Q. Can a proprietorship raise funds from external sources?

Generally, it can be more challenging for a proprietorship to raise funds from external sources. The owner typically relies on personal savings or loans to finance the business.

Q. How does a private limited company raise capital?

A private limited company can raise capital by issuing shares to shareholders. It can also attract external investors, venture capitalists, or secure bank loans more easily than a proprietorship.

Q. Who has control and decision-making power in a proprietorship?

In a proprietorship, the owner has complete control over business operations, decision-making, and management. They enjoy the flexibility to run the business as they see fit.

Q. How is decision-making handled in a private limited company?

In a private limited company, major decisions are made through board meetings and voting. Shareholders elect directors, who are responsible for managing the company’s affairs. This ensures a more structured and democratic decision-making process.

Q. What happens to a proprietorship if the owner retires or passes away?

Proprietorship is closely tied to the owner, so the business’s continuity may be uncertain in such cases. Transferring ownership or managing the business after the owner’s retirement or death can be challenging.

Q. Can a private limited company continue to exist even if shareholders change?

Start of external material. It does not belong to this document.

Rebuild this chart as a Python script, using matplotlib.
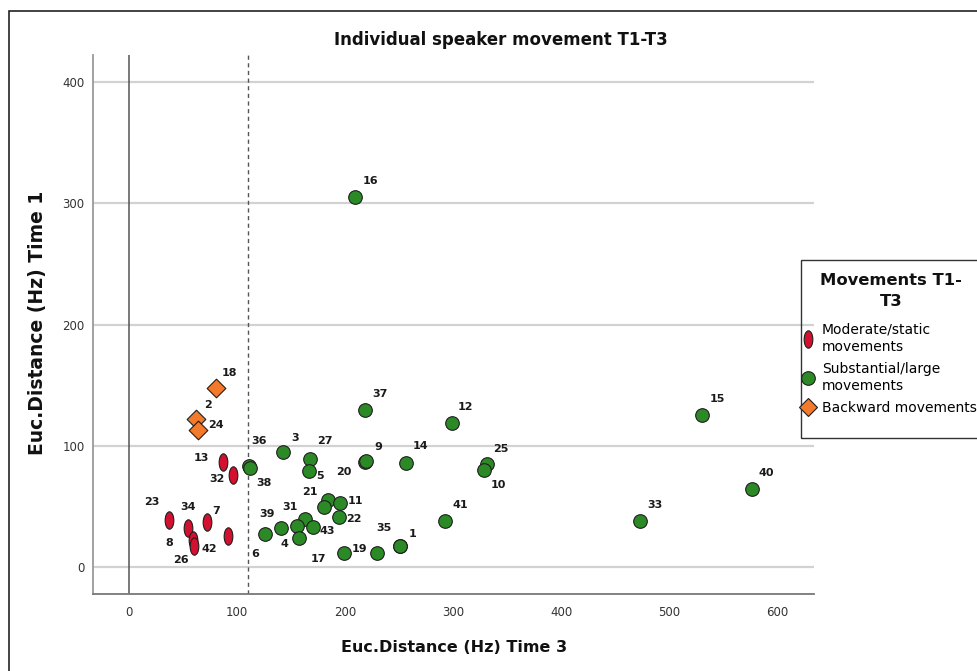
import numpy as np
import matplotlib
matplotlib.use("Agg")
import matplotlib.pyplot as plt
from matplotlib.path import Path
from matplotlib.transforms import Affine2D
from matplotlib.lines import Line2D
from matplotlib.patches import Rectangle

# Moderate/static movements (red ellipses)
mod_ids = ["13", "32", "23", "34", "7", "8", "26", "42"]
mod_x = [86.8, 96.6, 37.3, 54.9, 71.9, 59.5, 60.5, 91.4]
mod_y = [86.7, 76.0, 39.0, 32.1, 37.1, 22.5, 17.8, 26.0]

# Backward movements (orange diamonds)
back_ids = ["18", "2", "24"]
back_x = [80.3, 61.8, 64.2]
back_y = [147.9, 122.1, 113.1]

# Substantial/large movements (green circles), "" = no visible label
sub_ids = ["36", "38", "3", "27", "5", "20", "9", "14", "21", "", "11", "22",
           "31", "", "43", "4", "39", "6", "17", "19", "35", "1", "37", "12",
           "25", "10", "41", "15", "40", "33", "16"]
sub_x = [111.5, 112.3, 142.3, 167.6, 167.0, 218.8, 219.4, 256.2, 184.5, 180.6,
         195.4, 194.7, 163.0, 155.3, 170.1, 157.1, 140.5, 125.9, 199.0, 229.4,
         250.5, 250.9, 218.5, 298.8, 331.2, 328.7, 292.9, 530.6, 576.9, 472.5,
         209.3]
sub_y = [83.5, 81.5, 95.2, 89.0, 79.3, 87.0, 87.3, 86.2, 55.4, 49.9,
         52.7, 41.2, 39.5, 34.0, 33.4, 23.9, 32.6, 27.2, 11.5, 11.5,
         17.6, 17.8, 129.6, 119.1, 84.8, 80.1, 38.4, 125.2, 64.2, 38.4,
         305.0]

x_ticks = [0, 100, 200, 300, 400, 500, 600]
y_ticks = [0, 100, 200, 300, 400]
cutoff = 110

# label placement (pixels right, pixels down from the marker)
label_off = {
    "16": (15, -16), "37": (15, -16), "12": (14, -16), "15": (15, -16),
    "40": (14, -16), "33": (15, -16), "41": (15, -16), "25": (14, -15),
    "10": (14, 15), "14": (15, -17), "9": (12, -14), "20": (-22, 10),
    "27": (15, -18), "5": (11, 5), "3": (12, -14), "36": (10, -25),
    "38": (14, 15), "21": (-18, -8), "11": (15, -2), "22": (15, 2),
    "31": (-15, -12), "43": (14, 4), "4": (-14, 6), "39": (-14, -14),
    "6": (-10, 20), "17": (-26, 6), "19": (-17, -4), "35": (-16, -18),
    "1": (12, -12), "18": (14, -15), "2": (12, -14), "24": (18, -5),
    "13": (-21, -4), "32": (-16, 4), "23": (-17, -18), "34": (0, -21),
    "7": (9, -11), "8": (-24, 3), "26": (-13, 14), "42": (-18, 13),
}

RED = "#d3102f"
GREEN = "#2b8a26"
ORANGE = "#f27a2a"
EDGE = "#1e1e1e"

ellipse = Path.unit_circle().transformed(Affine2D().scale(0.5, 1.0))

W, H = 978, 671
fig = plt.figure(figsize=(W / 100, H / 100), dpi=100)


def fx(px):
    return px / W


def fy(py):
    return 1 - py / H


ax = fig.add_axes([fx(93), fy(594), fx(814) - fx(93), fy(55) - fy(594)])
ax.set_xlim(-33.3, 634)
ax.set_ylim(-22, 422)

ax.set_yticks(y_ticks)
ax.set_xticks(x_ticks)
ax.grid(axis="y", color="#d2d2d2", linewidth=1.6, zorder=0)
ax.set_axisbelow(True)
ax.tick_params(length=0, labelsize=8.5, labelcolor="#333333")
ax.tick_params(axis="x", pad=9)
ax.tick_params(axis="y", pad=6)
for s in ["top", "right"]:
    ax.spines[s].set_visible(False)
ax.spines["left"].set_color("#9a9a9a")
ax.spines["left"].set_linewidth(1.3)
ax.spines["bottom"].set_color("#777777")
ax.spines["bottom"].set_linewidth(1.3)

ax.axvline(0, color="#555555", linewidth=1.1, zorder=1)
ax.axvline(cutoff, color="#555555", linewidth=1.0, linestyle=(0, (3, 2.5)), zorder=1)

ax.scatter(mod_x, mod_y, marker=ellipse, s=12.5 ** 2, c=RED, edgecolors=EDGE,
           linewidths=0.8, zorder=3)
ax.scatter(sub_x, sub_y, marker="o", s=9.8 ** 2, c=GREEN, edgecolors=EDGE,
           linewidths=0.8, zorder=3)
ax.scatter(back_x, back_y, marker="D", s=9.5 ** 2, c=ORANGE, edgecolors=EDGE,
           linewidths=0.8, zorder=4)

for ids, xs, ys in [(mod_ids, mod_x, mod_y), (sub_ids, sub_x, sub_y),
                    (back_ids, back_x, back_y)]:
    for lab, x, y in zip(ids, xs, ys):
        if not lab:
            continue
        dx, dy = label_off[lab]
        ax.annotate(lab, (x, y), xytext=(dx, -dy), textcoords="offset pixels",
                    ha="center", va="center", fontsize=8, color="#1a1a1a",
                    fontweight="bold", zorder=5)

fig.text(fx(501), fy(40), "Individual speaker movement T1-T3", ha="center",
         va="center", fontsize=12, fontweight="bold", color="#111111")
fig.text(fx(454), fy(648), "Euc.Distance (Hz) Time 3", ha="center", va="center",
         fontsize=11.5, fontweight="bold", color="#111111")
fig.text(fx(38), fy(323), "Euc.Distance (Hz) Time 1", ha="center", va="center",
         rotation=90, fontsize=13.5, fontweight="bold", color="#111111")

handles = [
    Line2D([], [], linestyle="none", marker=ellipse, markersize=12.5,
           markerfacecolor=RED, markeredgecolor=EDGE, markeredgewidth=0.8),
    Line2D([], [], linestyle="none", marker="o", markersize=9.8,
           markerfacecolor=GREEN, markeredgecolor=EDGE, markeredgewidth=0.8),
    Line2D([], [], linestyle="none", marker="D", markersize=9.5,
           markerfacecolor=ORANGE, markeredgecolor=EDGE, markeredgewidth=0.8),
]
labels = ["Moderate/static\nmovements", "Substantial/large\nmovements",
          "Backward movements"]
leg = fig.legend(handles, labels, loc="upper left",
                 bbox_to_anchor=(fx(802.5), fy(323)),
                 frameon=False, fontsize=10,
                 handlelength=0.8, handletextpad=0.6, borderpad=0,
                 borderaxespad=0, labelspacing=0.55)
for t in leg.get_texts():
    t.set_linespacing(1.3)

# legend title and box, the box runs off the right edge like the source
fig.text(fx(891), fy(291), "Movements T1-\nT3", ha="center", va="center",
         multialignment="center", fontsize=11.8, fontweight="bold",
         linespacing=1.45, color="#111111")
fig.add_artist(Rectangle((fx(801.5), fy(438)), fx(200), fy(260) - fy(438),
                         transform=fig.transFigure, fill=False,
                         edgecolor="#333333", linewidth=1.0, clip_on=False))

# outer frame of the chart
fig.add_artist(Rectangle((fx(9), fy(700)), 1.2, fy(11) - fy(700),
                         transform=fig.transFigure, fill=False,
                         edgecolor="#222222", linewidth=1.2, clip_on=False))

fig.savefig("out.png", dpi=100)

Yes, a private limited company offers perpetual existence. The company continues to exist even if shareholders change or exit the business. Ownership can be transferred through the transfer of shares or selling the company’s assets.

Q. Which option is more suitable for my business, proprietorship, or private limited company?

The choice between proprietorship and a private limited company depends on various factors, including the nature of the business, liability concerns, growth aspirations, and long-term objectives. It is advisable to consult with legal and financial professionals to determine the most suitable option for your specific business needs.